As for why the start and end thought initializations were selected, it was indeed somewhat arbitrary. We wanted a single token to indicate the start and end of an intermediate thought, similar to what might be used in an actual text, ideally without imposing too many additional biases. We’ll add a note about this.
One simple explanation could be that the model now has more tokens to generate
Seeing as this is the setup of the pause token paper (Goyal et al 2023), which finds no improvements in a stronger “pause-finetuning” setup (they finetune directly on the downstream task, while we don’t), this explanation is less likely -- though, of course, it is an important one to consider. Notably, this concern is a key challenge for reasoning-related work, and is related to the problem of faithfulness, i.e. how do we know that the internal processing meaningfully corresponds to the generated thought tokens? We'd be happy to elaborate on this more in our limitations section in a revised final version.
How did the authors determine which tokens are difficult?
In the context of discussing Figure 7, “difficult” was used to refer to high-prediction-loss tokens, but this could be more explicit. We’ll add “(high loss)” to make this clearer.

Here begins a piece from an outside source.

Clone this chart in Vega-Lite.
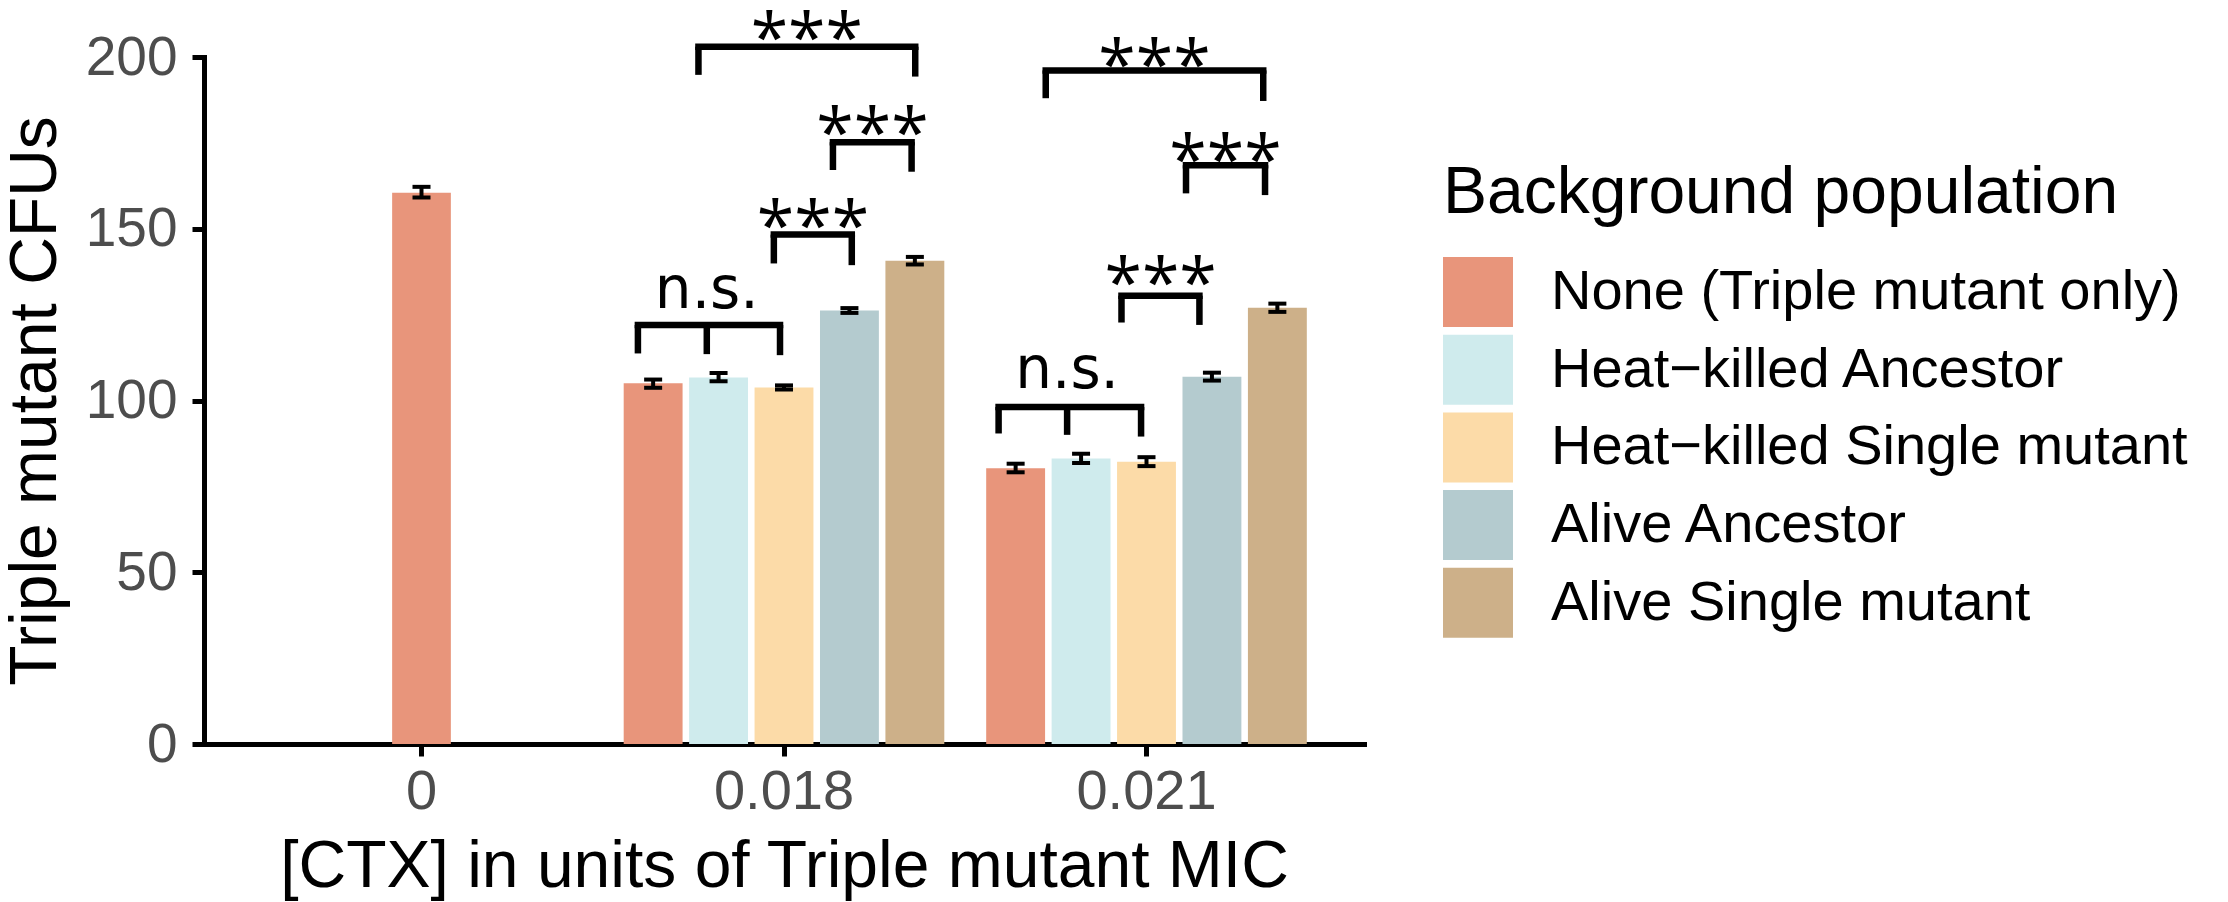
{
  "$schema": "https://vega.github.io/schema/vega-lite/v6.json",
  "width": 1160,
  "height": 687,
  "autosize": {"type": "none"},
  "padding": {"left": 204, "top": 57, "right": 864, "bottom": 158},
  "background": "white",
  "config": {"view": {"stroke": null}, "font": "Liberation Sans"},
  "datasets": {
    "bars": [
      {"ctx": "0", "population": "None (Triple mutant only)", "cfu": 160.5, "lo": 159.1, "hi": 162.2},
      {"ctx": "0.018", "population": "None (Triple mutant only)", "cfu": 105.0, "lo": 103.7, "hi": 106.1},
      {"ctx": "0.018", "population": "Heat−killed Ancestor", "cfu": 106.7, "lo": 105.6, "hi": 108.0},
      {"ctx": "0.018", "population": "Heat−killed Single mutant", "cfu": 103.8, "lo": 103.2, "hi": 104.4},
      {"ctx": "0.018", "population": "Alive Ancestor", "cfu": 126.2, "lo": 125.5, "hi": 126.9},
      {"ctx": "0.018", "population": "Alive Single mutant", "cfu": 140.7, "lo": 139.6, "hi": 141.8},
      {"ctx": "0.021", "population": "None (Triple mutant only)", "cfu": 80.3, "lo": 79.1, "hi": 81.6},
      {"ctx": "0.021", "population": "Heat−killed Ancestor", "cfu": 83.1, "lo": 81.8, "hi": 84.5},
      {"ctx": "0.021", "population": "Heat−killed Single mutant", "cfu": 82.2, "lo": 80.9, "hi": 83.5},
      {"ctx": "0.021", "population": "Alive Ancestor", "cfu": 106.9, "lo": 105.8, "hi": 108.1},
      {"ctx": "0.021", "population": "Alive Single mutant", "cfu": 127.0, "lo": 125.8, "hi": 128.2}
    ],
    "hbars": [
      {"ctx": "0.018", "xmin": 1.597, "xmax": 1.989, "y": 122.0},
      {"ctx": "0.018", "xmin": 1.972, "xmax": 2.187, "y": 148.3},
      {"ctx": "0.018", "xmin": 2.135, "xmax": 2.352, "y": 175.2},
      {"ctx": "0.018", "xmin": 1.764, "xmax": 2.362, "y": 203.0},
      {"ctx": "0.021", "xmin": 2.592, "xmax": 2.985, "y": 98.1},
      {"ctx": "0.021", "xmin": 2.931, "xmax": 3.146, "y": 130.5},
      {"ctx": "0.021", "xmin": 3.109, "xmax": 3.327, "y": 168.5},
      {"ctx": "0.021", "xmin": 2.722, "xmax": 3.322, "y": 196.1}
    ],
    "tips": [
      {"x": 1.597, "top": 122.0, "bottom": 113.7},
      {"x": 1.787, "top": 122.0, "bottom": 113.5},
      {"x": 1.989, "top": 122.0, "bottom": 113.2},
      {"x": 1.972, "top": 148.3, "bottom": 139.9},
      {"x": 2.187, "top": 148.3, "bottom": 139.4},
      {"x": 2.135, "top": 175.2, "bottom": 167.1},
      {"x": 2.352, "top": 175.2, "bottom": 166.6},
      {"x": 1.764, "top": 203.0, "bottom": 194.8},
      {"x": 2.362, "top": 203.0, "bottom": 194.3},
      {"x": 2.592, "top": 98.1, "bottom": 90.4},
      {"x": 2.781, "top": 98.1, "bottom": 90.0},
      {"x": 2.985, "top": 98.1, "bottom": 89.5},
      {"x": 2.931, "top": 130.5, "bottom": 122.7},
      {"x": 3.146, "top": 130.5, "bottom": 122.0},
      {"x": 3.109, "top": 168.5, "bottom": 160.3},
      {"x": 3.327, "top": 168.5, "bottom": 159.8},
      {"x": 2.722, "top": 196.1, "bottom": 188.0},
      {"x": 3.322, "top": 196.1, "bottom": 187.2}
    ],
    "labels": [
      {"x": 1.787, "y": 126.9, "label": "n.s."},
      {"x": 2.080, "y": 143.7, "label": "***"},
      {"x": 2.244, "y": 170.9, "label": "***"},
      {"x": 2.063, "y": 198.5, "label": "***"},
      {"x": 2.781, "y": 103.6, "label": "n.s."},
      {"x": 3.039, "y": 127.2, "label": "***"},
      {"x": 3.218, "y": 163.1, "label": "***"},
      {"x": 3.022, "y": 190.8, "label": "***"}
    ]
  },
  "layer": [
    {
      "data": {"name": "bars"},
      "encoding": {
        "x": {
          "field": "ctx",
          "type": "nominal",
          "title": "[CTX] in units of Triple mutant MIC",
          "scale": {"domain": ["0", "0.018", "0.021"], "paddingInner": 0, "paddingOuter": 0.1},
          "axis": {
            "labelAngle": 0,
            "grid": false,
            "domainColor": "black",
            "domainWidth": 5,
            "domainCap": "square",
            "tickColor": "black",
            "tickWidth": 5,
            "tickSize": 12,
            "labelFont": "Liberation Sans",
            "labelFontSize": 56,
            "labelColor": "#4d4d4d",
            "labelPadding": 8,
            "titleFont": "Liberation Sans",
            "titleFontSize": 66,
            "titleFontWeight": "normal",
            "titleColor": "black",
            "titlePadding": 15
          }
        },
        "y": {
          "field": "cfu",
          "type": "quantitative",
          "title": "Triple mutant CFUs",
          "scale": {"domain": [0, 200], "nice": false, "zero": true},
          "axis": {
            "values": [0, 50, 100, 150, 200],
            "grid": false,
            "domainColor": "black",
            "domainWidth": 5,
            "domainCap": "square",
            "tickColor": "black",
            "tickWidth": 5,
            "tickSize": 12,
            "labelFont": "Liberation Sans",
            "labelFontSize": 55,
            "labelColor": "#4d4d4d",
            "labelPadding": 15,
            "titleFont": "Liberation Sans",
            "titleFontSize": 66,
            "titleFontWeight": "normal",
            "titleColor": "black",
            "titlePadding": 16
          }
        }
      },
      "layer": [
        {
          "transform": [{"filter": "datum.ctx === '0'"}],
          "mark": {"type": "bar", "width": {"band": 0.162}},
          "encoding": {
            "color": {
              "field": "population",
              "type": "nominal",
              "scale": {
                "domain": ["None (Triple mutant only)", "Heat−killed Ancestor", "Heat−killed Single mutant", "Alive Ancestor", "Alive Single mutant"],
                "range": ["#E8957B", "#CFEBED", "#FCDBA8", "#B4CBCF", "#CDB089"]
              },
              "legend": {
                "orient": "none",
                "legendX": 1239,
                "legendY": 104,
                "title": "Background population",
                "titleFont": "Liberation Sans",
                "titleFontSize": 66,
                "titleFontWeight": "normal",
                "titleColor": "black",
                "titlePadding": 30,
                "titleLimit": 2000,
                "labelFont": "Liberation Sans",
                "labelFontSize": 56,
                "labelColor": "black",
                "labelOffset": 38,
                "labelLimit": 0,
                "symbolType": "square",
                "symbolSize": 4900,
                "symbolStrokeWidth": 0,
                "symbolOpacity": 1,
                "rowPadding": 7.7
              }
            }
          }
        },
        {
          "transform": [{"filter": "datum.ctx !== '0'"}],
          "mark": {"type": "bar"},
          "encoding": {
            "xOffset": {
              "field": "population",
              "type": "nominal",
              "scale": {
                "domain": ["None (Triple mutant only)", "Heat−killed Ancestor", "Heat−killed Single mutant", "Alive Ancestor", "Alive Single mutant"],
                "paddingInner": 0.1,
                "paddingOuter": 0.32
              }
            },
            "color": {"field": "population", "type": "nominal"}
          }
        },
        {
          "transform": [{"filter": "datum.ctx === '0'"}],
          "mark": {"type": "rule", "color": "black", "strokeWidth": 4},
          "encoding": {"y": {"field": "lo", "type": "quantitative", "title": "Triple mutant CFUs"}, "y2": {"field": "hi"}}
        },
        {
          "transform": [{"filter": "datum.ctx === '0'"}],
          "mark": {"type": "tick", "color": "black", "thickness": 4, "size": 18, "opacity": 1},
          "encoding": {"y": {"field": "lo", "type": "quantitative", "title": "Triple mutant CFUs"}}
        },
        {
          "transform": [{"filter": "datum.ctx === '0'"}],
          "mark": {"type": "tick", "color": "black", "thickness": 4, "size": 18, "opacity": 1},
          "encoding": {"y": {"field": "hi", "type": "quantitative", "title": "Triple mutant CFUs"}}
        },
        {
          "transform": [{"filter": "datum.ctx !== '0'"}],
          "mark": {"type": "rule", "color": "black", "strokeWidth": 4},
          "encoding": {
            "xOffset": {"field": "population", "type": "nominal"},
            "y": {"field": "lo", "type": "quantitative", "title": "Triple mutant CFUs"},
            "y2": {"field": "hi"}
          }
        },
        {
          "transform": [{"filter": "datum.ctx !== '0'"}],
          "mark": {"type": "tick", "color": "black", "thickness": 4, "size": 18, "opacity": 1},
          "encoding": {
            "xOffset": {"field": "population", "type": "nominal"},
            "y": {"field": "lo", "type": "quantitative", "title": "Triple mutant CFUs"}
          }
        },
        {
          "transform": [{"filter": "datum.ctx !== '0'"}],
          "mark": {"type": "tick", "color": "black", "thickness": 4, "size": 18, "opacity": 1},
          "encoding": {
            "xOffset": {"field": "population", "type": "nominal"},
            "y": {"field": "hi", "type": "quantitative", "title": "Triple mutant CFUs"}
          }
        }
      ]
    },
    {
      "layer": [
        {
          "data": {"name": "hbars"},
          "mark": {"type": "rule", "color": "black", "strokeWidth": 6.5, "strokeCap": "square"},
          "encoding": {
            "x": {"field": "xmin", "type": "quantitative", "scale": {"domain": [0.4, 3.6], "nice": false, "zero": false}, "axis": null},
            "x2": {"field": "xmax"},
            "y": {"field": "y", "type": "quantitative", "title": "Triple mutant CFUs"}
          }
        },
        {
          "data": {"name": "tips"},
          "mark": {"type": "rule", "color": "black", "strokeWidth": 6.5},
          "encoding": {
            "x": {"field": "x", "type": "quantitative", "scale": {"domain": [0.4, 3.6], "nice": false, "zero": false}, "axis": null},
            "y": {"field": "top", "type": "quantitative", "title": "Triple mutant CFUs"},
            "y2": {"field": "bottom"}
          }
        },
        {
          "data": {"name": "labels"},
          "transform": [{"filter": "datum.label === '***'"}],
          "mark": {"type": "text", "font": "Open Sans", "fontSize": 68, "baseline": "alphabetic", "align": "center", "color": "black"},
          "encoding": {
            "x": {"field": "x", "type": "quantitative", "scale": {"domain": [0.4, 3.6], "nice": false, "zero": false}, "axis": null},
            "y": {"field": "y", "type": "quantitative", "title": "Triple mutant CFUs"},
            "text": {"field": "label"}
          }
        },
        {
          "data": {"name": "labels"},
          "transform": [{"filter": "datum.label === 'n.s.'"}],
          "mark": {"type": "text", "font": "DejaVu Sans", "fontSize": 58, "baseline": "alphabetic", "align": "center", "color": "black"},
          "encoding": {
            "x": {"field": "x", "type": "quantitative", "scale": {"domain": [0.4, 3.6], "nice": false, "zero": false}, "axis": null},
            "y": {"field": "y", "type": "quantitative", "title": "Triple mutant CFUs"},
            "text": {"field": "label"}
          }
        }
      ]
    }
  ],
  "resolve": {"scale": {"x": "independent"}}
}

I am happy with the following response:
- "One simple explanation could be that the model now has more tokens to generate."
- "How did the authors determine which tokens are difficult?"
I'm unsure how start and end thought tokens were selected, and the paper needs more ablation.
I am increasing the score to 5-->6, assuming the authors will add the above details in the camera-ready version of the paper.
This paper proposes a novel method called Quiet-STaR, that trains the LM to automatically produce internal thoughts that benefit the next token predictions on any arbitrary text. The paper is well-written, and the improvements over two tasks (GSM8K and CommonsenseQA) are significant.
Pros:
- All reviewers agree this work is novel and is an important step towards the general direction of LMs "generating internal thought".
- The method introduces innovative designs such as parallel sampling, mixing heads, and non-myopic losses.
Cons:
- Some reviewers mention the experiments are relatively weak as only one base model (Mistral-7B pre-trained) and one baseline method (CoT) was used.
Overall I think this is a good paper and presents an important step towards making LMs think more in a scalable way, thus I'm voting accept.